By: Sally Kohn, Time, June 17, 2013

June 22, 2013 Posted by | Supreme Court, Women | , , , , , , , | 1 Comment

“Rand Paul’s Twisted Mind”: Protecting Individual Rights Is Not Stalinist

This week Republicans in the Senate once again blocked the Paycheck Fairness Act, which would take further steps to guarantee access to the legal system for women who charge they’ve been paid less than men for doing the same job. (That’s illegal, in case anyone was thinking of trying it.) Justifying his vote against the act, Rand Paul compared it to Soviet communism. This is sort of a dog bites man story; on a given day, Rand Paul probably compares several dozen things to Soviet communism. But here, for what it’s worth, is why he thinks legislation to make it easier for women to sue when they’ve been paid less than men for doing the same job is just like Soviet communism:

“Three hundred million people get to vote everyday on what you should be paid or what the price of goods are,” Paul told reporters on Capitol Hill. “In the Soviet Union, the Politburo decided the price of bread, and they either had no bread or too much bread. So setting prices or wages by the government is always a bad idea.”

Mr. Paul does not appear to understand either the law which he has just voted against, or the class of economic transaction about which he is speaking. If a woman sues because she has been paid less than a man for doing the same work, and a judge rules in her favour, that is not an instance of “setting prices or wages by the government”. The wage in question was set by the employer. What the judge has ruled is that the employer cannot offer different wages to different employees based on their sex. Why might such a hypothetical judge make such a ruling? Because, as noted above, offering different wages to different employees based on their sex is against the law, and has been so since 1963.

I. What Are the Federal Laws Prohibiting Job Discrimination?

1. Title VII of the Civil Rights Act of 1964 (Title VII), which prohibits employment discrimination based on race, color, religion, sex, or national origin;
2. the Equal Pay Act of 1963 (EPA), which protects men and women who perform substantially equal work in the same establishment from sex-based wage discrimination;

But should it be illegal to offer different pay for the same work based on an employee’s sex?
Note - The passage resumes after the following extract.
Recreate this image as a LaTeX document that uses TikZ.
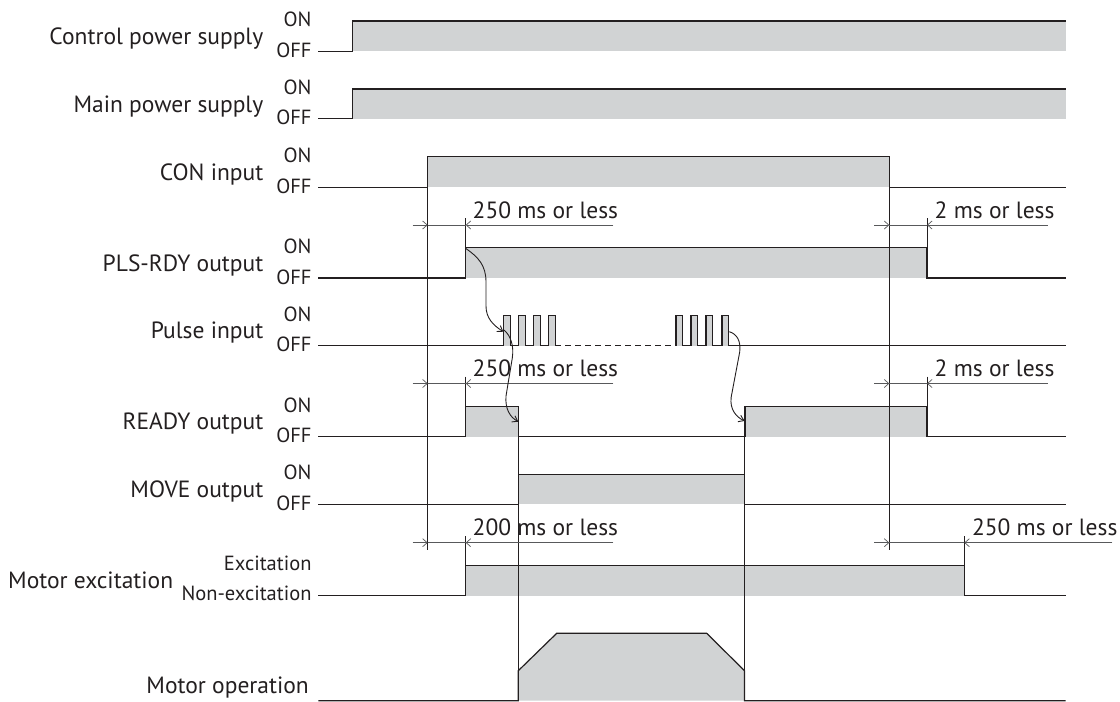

Maybe not. Mr Paul’s argument here implies he thinks it should be okay. So, let’s try a thought experiment. How would you react to seeing a job advertisement that read: “Associate lawyer in patent firm, 3 years’ experience required, salary $100k for man, $77k for woman”? Is that okay? If not, why not? How about this: “Associate lawyer in patent firm, 3 years’ experience required, salary $100k for Christian, $70k for Jew”? How about “Salary $100k for white, $65k for negro”?

The Paycheck Fairness Act, like the Lily Ledbetter Act and Title VII of the Civil Rights Act, is not an instance of government price setting. It is an instance of government prohibition of certain forms of exploitative price discrimination. It is illegal for an employer to pay a woman less than a man for the same work just as it is illegal for a shop owner to charge a Jew more than a Christian for the same loaf of bread. There have been places in the world where at various times shop owners were allowed to charge Jews more based on their religion, to pay untouchables less based on their caste, and so forth.

Those places were not freer than America. Indeed, one place where employers were free to discriminate against women and Jews, and did so avidly, was the Soviet Union. One of the key differences between the Soviet Union and America is that in America, we have an independent judiciary to which individuals can turn for enforcement of their legal rights when someone is screwing them over because they are of the wrong race, colour, religion, sex or national origin.

In America, you have rights, and what makes those rights non-meaningless is that you can use the legal system to defend them. Mr Paul’s ideological system has performed the ingenious trick of twisting his head around 180 degrees, such that he views the fact that Americans have legally enforceable rights not to be discriminated against as a form of communism.